• _OBJECTIVE_
Repeat every record below exactly, omitting any pictures.

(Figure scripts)
+ + + + + + +
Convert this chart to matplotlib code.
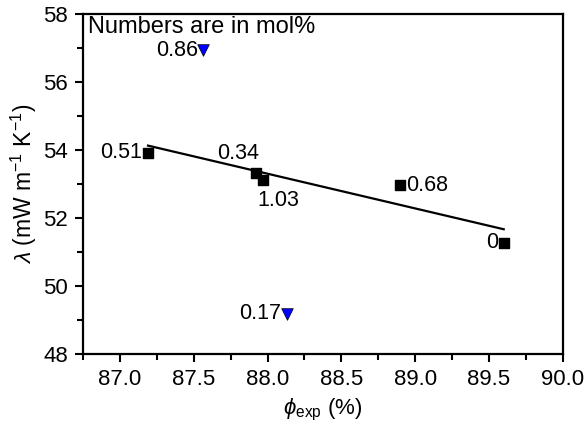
import matplotlib
matplotlib.use("Agg")
import matplotlib.pyplot as plt
from matplotlib.ticker import MultipleLocator

plt.rcParams["font.family"] = ["Liberation Sans", "DejaVu Sans"]
plt.rcParams["mathtext.fontset"] = "custom"
plt.rcParams["mathtext.rm"] = "Liberation Sans"
plt.rcParams["mathtext.it"] = "Liberation Sans:italic"

# squares (fitted series)
sq_x = [87.19, 87.92, 87.97, 88.90, 89.60]
sq_y = [53.92, 53.33, 53.12, 52.97, 51.28]
sq_lab = ["0.51", "0.34", "1.03", "0.68", "0"]

# blue triangles (outliers)
tri_x = [87.565, 88.13]
tri_y = [56.93, 49.18]
tri_lab = ["0.86", "0.17"]

# linear fit line ends
fit_x = [87.19, 89.60]
fit_y = [54.13, 51.67]

fig = plt.figure(figsize=(5.85, 4.25), dpi=100)
ax = fig.add_axes([0.142, 0.167, 0.820, 0.800])

ax.plot(fit_x, fit_y, color="black", linewidth=1.6, zorder=2)
ax.scatter(sq_x, sq_y, marker="s", s=60, color="black", zorder=3)
ax.scatter(tri_x, tri_y, marker="v", s=70, color="#0000ff",
           edgecolors="black", linewidths=0.5, zorder=3)

# point labels: (dx, dy) offsets in points, alignment
offsets = {
    "0.51": (-4, 0, "right", "center"),
    "0.34": (-13, 6, "center", "bottom"),
    "1.03": (11, -7, "center", "top"),
    "0.68": (4, 0, "left", "center"),
    "0": (-4, 0, "right", "center"),
    "0.86": (-4, 0, "right", "center"),
    "0.17": (-4, 0, "right", "center"),
}
for x, y, t in zip(sq_x + tri_x, sq_y + tri_y, sq_lab + tri_lab):
    dx, dy, ha, va = offsets[t]
    ax.annotate(t, (x, y), xytext=(dx, dy), textcoords="offset points",
                ha=ha, va=va, fontsize=15.5)

ax.text(0.01, 0.995, "Numbers are in mol%", transform=ax.transAxes,
        ha="left", va="top", fontsize=17)

ax.set_xlim(86.75, 90.0)
ax.set_ylim(48, 58)
ax.xaxis.set_major_locator(MultipleLocator(0.5))
ax.xaxis.set_minor_locator(MultipleLocator(0.25))
ax.yaxis.set_major_locator(MultipleLocator(2))
ax.yaxis.set_minor_locator(MultipleLocator(1))

for s in ax.spines.values():
    s.set_linewidth(1.6)
ax.tick_params(which="major", direction="out", length=6, width=1.5,
               labelsize=16, top=False, right=False, pad=5)
ax.tick_params(which="minor", direction="out", length=4, width=1.5,
               top=False, right=False)

ax.set_xlabel(r"$\phi_{\mathrm{exp}}$ (%)", fontsize=16, labelpad=5)
ax.set_ylabel(r"$\lambda$ (mW m$^{-1}$ K$^{-1}$)", fontsize=16.5, labelpad=3)

fig.savefig("out.png", dpi=100)
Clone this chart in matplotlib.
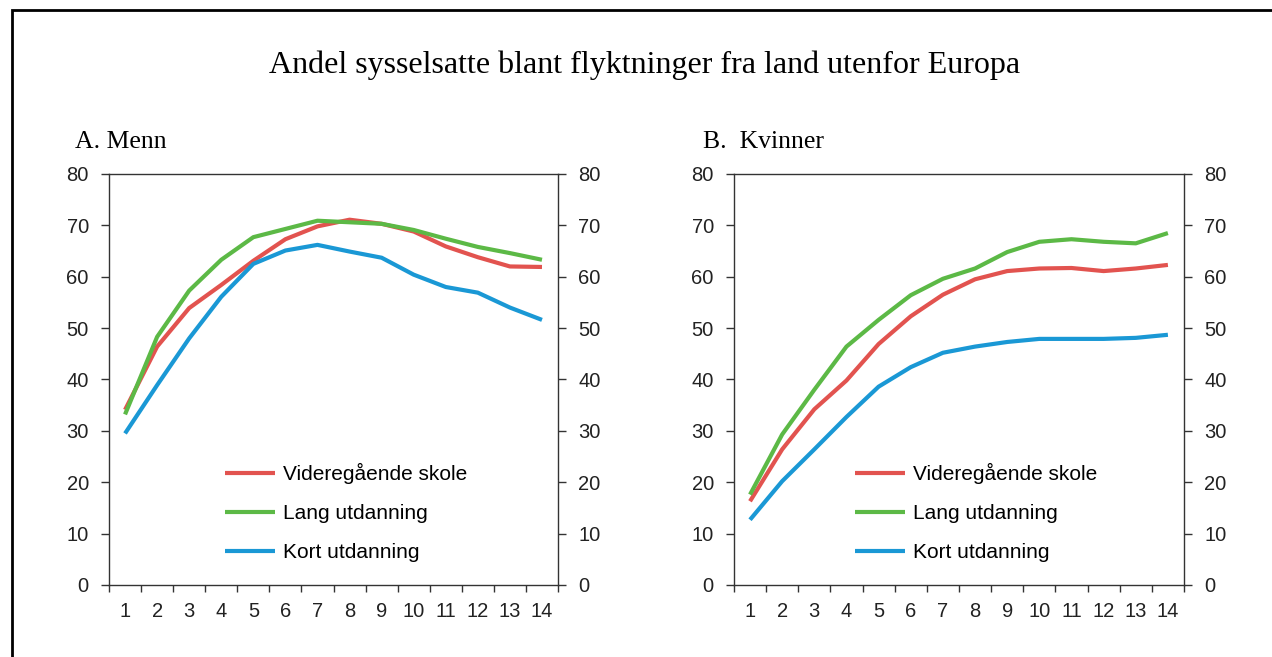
import matplotlib
matplotlib.use('Agg')
import matplotlib.pyplot as plt
from matplotlib.patches import Rectangle

# years since settlement
years = list(range(1, 15))

# A. Menn
menn_vgs = [34.1, 46.4, 53.9, 58.4, 63.1, 67.3, 69.8, 71.1, 70.3, 68.8, 65.9, 63.8, 62.0, 61.9]
menn_lang = [33.2, 48.3, 57.3, 63.3, 67.7, 69.3, 70.9, 70.6, 70.3, 69.1, 67.4, 65.8, 64.6, 63.3]
menn_kort = [29.5, 38.9, 48.0, 56.1, 62.5, 65.1, 66.2, 64.9, 63.7, 60.4, 58.0, 56.9, 54.0, 51.6]

# B. Kvinner
kvinner_vgs = [16.3, 26.4, 34.2, 39.8, 46.9, 52.3, 56.5, 59.5, 61.1, 61.6, 61.7, 61.1, 61.6, 62.3]
kvinner_lang = [17.6, 29.3, 38.0, 46.4, 51.6, 56.4, 59.6, 61.6, 64.8, 66.8, 67.3, 66.8, 66.5, 68.5]
kvinner_kort = [12.7, 20.2, 26.4, 32.7, 38.6, 42.4, 45.2, 46.4, 47.3, 47.9, 47.9, 47.9, 48.1, 48.7]

labels = ['Videregående skole', 'Lang utdanning', 'Kort utdanning']
colors = ['#E2534F', '#5CB946', '#1A98D5']

plt.rcParams['font.family'] = ['Liberation Sans', 'DejaVu Sans']


def draw_panel(ax, series, legend_x):
	for vals, lab, col in zip(series, labels, colors):
		ax.plot(years, vals, color=col, lw=3, label=lab, solid_capstyle='butt')
	ax.set_xlim(0.5, 14.5)
	ax.set_ylim(0, 80)
	ax.set_yticks(range(0, 81, 10))
	ax.set_xticks(years)
	ax.set_xticks([x + 0.5 for x in range(0, 15)], minor=True)
	ax.tick_params(axis='x', which='major', length=0, labelsize=14.5, pad=12.5, colors='#222222')
	ax.tick_params(axis='x', which='minor', length=5, width=1, direction='out', color='#333333')
	ax.tick_params(axis='y', which='major', length=6, width=1, direction='out', labelsize=14.5, pad=8.5,
		left=True, right=True, labelleft=True, labelright=True, color='#333333', labelcolor='#222222')
	for s in ax.spines.values():
		s.set_color('#333333')
		s.set_linewidth(1)
	ax.legend(loc='upper left', bbox_to_anchor=(legend_x, 0.296), frameon=False, fontsize=15,
		handlelength=2.4, handletextpad=0.4, labelspacing=0.95, borderpad=0, borderaxespad=0)


fig = plt.figure(figsize=(12.72, 6.57), dpi=100)
ax1 = fig.add_axes([0.0857, 0.1096, 0.353, 0.6256])
ax2 = fig.add_axes([0.577, 0.1096, 0.3538, 0.6256])

draw_panel(ax1, [menn_vgs, menn_lang, menn_kort], 0.258)
draw_panel(ax2, [kvinner_vgs, kvinner_lang, kvinner_kort], 0.269)

fig.text(0.507, 0.90, 'Andel sysselsatte blant flyktninger fra land utenfor Europa',
	ha='center', va='center', fontsize=23, family='Liberation Serif')
fig.text(0.059, 0.784, 'A. Menn', ha='left', va='center', fontsize=18.5, family='Liberation Serif')
fig.text(0.553, 0.784, 'B.  Kvinner', ha='left', va='center', fontsize=18.5, family='Liberation Serif')

# outer frame, right and bottom edges fall outside the picture
fig.patches.append(Rectangle((12 / 1272, -0.1), 1.2, 1.1 - 10 / 657,
	transform=fig.transFigure, fill=False, lw=2, edgecolor='black'))

fig.savefig('out.png', dpi=100)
+ + + + + + +
• _CORRECT RESPONSE_
Convert this chart to matplotlib code.
import matplotlib
matplotlib.use("Agg")
import matplotlib.pyplot as plt
from matplotlib.ticker import MultipleLocator

plt.rcParams["font.family"] = ["Liberation Sans", "DejaVu Sans"]
plt.rcParams["mathtext.fontset"] = "custom"
plt.rcParams["mathtext.rm"] = "Liberation Sans"
plt.rcParams["mathtext.it"] = "Liberation Sans:italic"

# squares (fitted series)
sq_x = [87.19, 87.92, 87.97, 88.90, 89.60]
sq_y = [53.92, 53.33, 53.12, 52.97, 51.28]
sq_lab = ["0.51", "0.34", "1.03", "0.68", "0"]

# blue triangles (outliers)
tri_x = [87.565, 88.13]
tri_y = [56.93, 49.18]
tri_lab = ["0.86", "0.17"]

# linear fit line ends
fit_x = [87.19, 89.60]
fit_y = [54.13, 51.67]

fig = plt.figure(figsize=(5.85, 4.25), dpi=100)
ax = fig.add_axes([0.142, 0.167, 0.820, 0.800])

ax.plot(fit_x, fit_y, color="black", linewidth=1.6, zorder=2)
ax.scatter(sq_x, sq_y, marker="s", s=60, color="black", zorder=3)
ax.scatter(tri_x, tri_y, marker="v", s=70, color="#0000ff",
           edgecolors="black", linewidths=0.5, zorder=3)

# point labels: (dx, dy) offsets in points, alignment
offsets = {
    "0.51": (-4, 0, "right", "center"),
    "0.34": (-13, 6, "center", "bottom"),
    "1.03": (11, -7, "center", "top"),
    "0.68": (4, 0, "left", "center"),
    "0": (-4, 0, "right", "center"),
    "0.86": (-4, 0, "right", "center"),
    "0.17": (-4, 0, "right", "center"),
}
for x, y, t in zip(sq_x + tri_x, sq_y + tri_y, sq_lab + tri_lab):
    dx, dy, ha, va = offsets[t]
    ax.annotate(t, (x, y), xytext=(dx, dy), textcoords="offset points",
                ha=ha, va=va, fontsize=15.5)

ax.text(0.01, 0.995, "Numbers are in mol%", transform=ax.transAxes,
        ha="left", va="top", fontsize=17)

ax.set_xlim(86.75, 90.0)
ax.set_ylim(48, 58)
ax.xaxis.set_major_locator(MultipleLocator(0.5))
ax.xaxis.set_minor_locator(MultipleLocator(0.25))
ax.yaxis.set_major_locator(MultipleLocator(2))
ax.yaxis.set_minor_locator(MultipleLocator(1))

for s in ax.spines.values():
    s.set_linewidth(1.6)
ax.tick_params(which="major", direction="out", length=6, width=1.5,
               labelsize=16, top=False, right=False, pad=5)
ax.tick_params(which="minor", direction="out", length=4, width=1.5,
               top=False, right=False)

ax.set_xlabel(r"$\phi_{\mathrm{exp}}$ (%)", fontsize=16, labelpad=5)
ax.set_ylabel(r"$\lambda$ (mW m$^{-1}$ K$^{-1}$)", fontsize=16.5, labelpad=3)

fig.savefig("out.png", dpi=100)
Clone this chart in matplotlib.
import matplotlib
matplotlib.use('Agg')
import matplotlib.pyplot as plt
from matplotlib.patches import Rectangle

# years since settlement
years = list(range(1, 15))

# A. Menn
menn_vgs = [34.1, 46.4, 53.9, 58.4, 63.1, 67.3, 69.8, 71.1, 70.3, 68.8, 65.9, 63.8, 62.0, 61.9]
menn_lang = [33.2, 48.3, 57.3, 63.3, 67.7, 69.3, 70.9, 70.6, 70.3, 69.1, 67.4, 65.8, 64.6, 63.3]
menn_kort = [29.5, 38.9, 48.0, 56.1, 62.5, 65.1, 66.2, 64.9, 63.7, 60.4, 58.0, 56.9, 54.0, 51.6]

# B. Kvinner
kvinner_vgs = [16.3, 26.4, 34.2, 39.8, 46.9, 52.3, 56.5, 59.5, 61.1, 61.6, 61.7, 61.1, 61.6, 62.3]
kvinner_lang = [17.6, 29.3, 38.0, 46.4, 51.6, 56.4, 59.6, 61.6, 64.8, 66.8, 67.3, 66.8, 66.5, 68.5]
kvinner_kort = [12.7, 20.2, 26.4, 32.7, 38.6, 42.4, 45.2, 46.4, 47.3, 47.9, 47.9, 47.9, 48.1, 48.7]

labels = ['Videregående skole', 'Lang utdanning', 'Kort utdanning']
colors = ['#E2534F', '#5CB946', '#1A98D5']

plt.rcParams['font.family'] = ['Liberation Sans', 'DejaVu Sans']


def draw_panel(ax, series, legend_x):
	for vals, lab, col in zip(series, labels, colors):
		ax.plot(years, vals, color=col, lw=3, label=lab, solid_capstyle='butt')
	ax.set_xlim(0.5, 14.5)
	ax.set_ylim(0, 80)
	ax.set_yticks(range(0, 81, 10))
	ax.set_xticks(years)
	ax.set_xticks([x + 0.5 for x in range(0, 15)], minor=True)
	ax.tick_params(axis='x', which='major', length=0, labelsize=14.5, pad=12.5, colors='#222222')
	ax.tick_params(axis='x', which='minor', length=5, width=1, direction='out', color='#333333')
	ax.tick_params(axis='y', which='major', length=6, width=1, direction='out', labelsize=14.5, pad=8.5,
		left=True, right=True, labelleft=True, labelright=True, color='#333333', labelcolor='#222222')
	for s in ax.spines.values():
		s.set_color('#333333')
		s.set_linewidth(1)
	ax.legend(loc='upper left', bbox_to_anchor=(legend_x, 0.296), frameon=False, fontsize=15,
		handlelength=2.4, handletextpad=0.4, labelspacing=0.95, borderpad=0, borderaxespad=0)


fig = plt.figure(figsize=(12.72, 6.57), dpi=100)
ax1 = fig.add_axes([0.0857, 0.1096, 0.353, 0.6256])
ax2 = fig.add_axes([0.577, 0.1096, 0.3538, 0.6256])

draw_panel(ax1, [menn_vgs, menn_lang, menn_kort], 0.258)
draw_panel(ax2, [kvinner_vgs, kvinner_lang, kvinner_kort], 0.269)

fig.text(0.507, 0.90, 'Andel sysselsatte blant flyktninger fra land utenfor Europa',
	ha='center', va='center', fontsize=23, family='Liberation Serif')
fig.text(0.059, 0.784, 'A. Menn', ha='left', va='center', fontsize=18.5, family='Liberation Serif')
fig.text(0.553, 0.784, 'B.  Kvinner', ha='left', va='center', fontsize=18.5, family='Liberation Serif')

# outer frame, right and bottom edges fall outside the picture
fig.patches.append(Rectangle((12 / 1272, -0.1), 1.2, 1.1 - 10 / 657,
	transform=fig.transFigure, fill=False, lw=2, edgecolor='black'))

fig.savefig('out.png', dpi=100)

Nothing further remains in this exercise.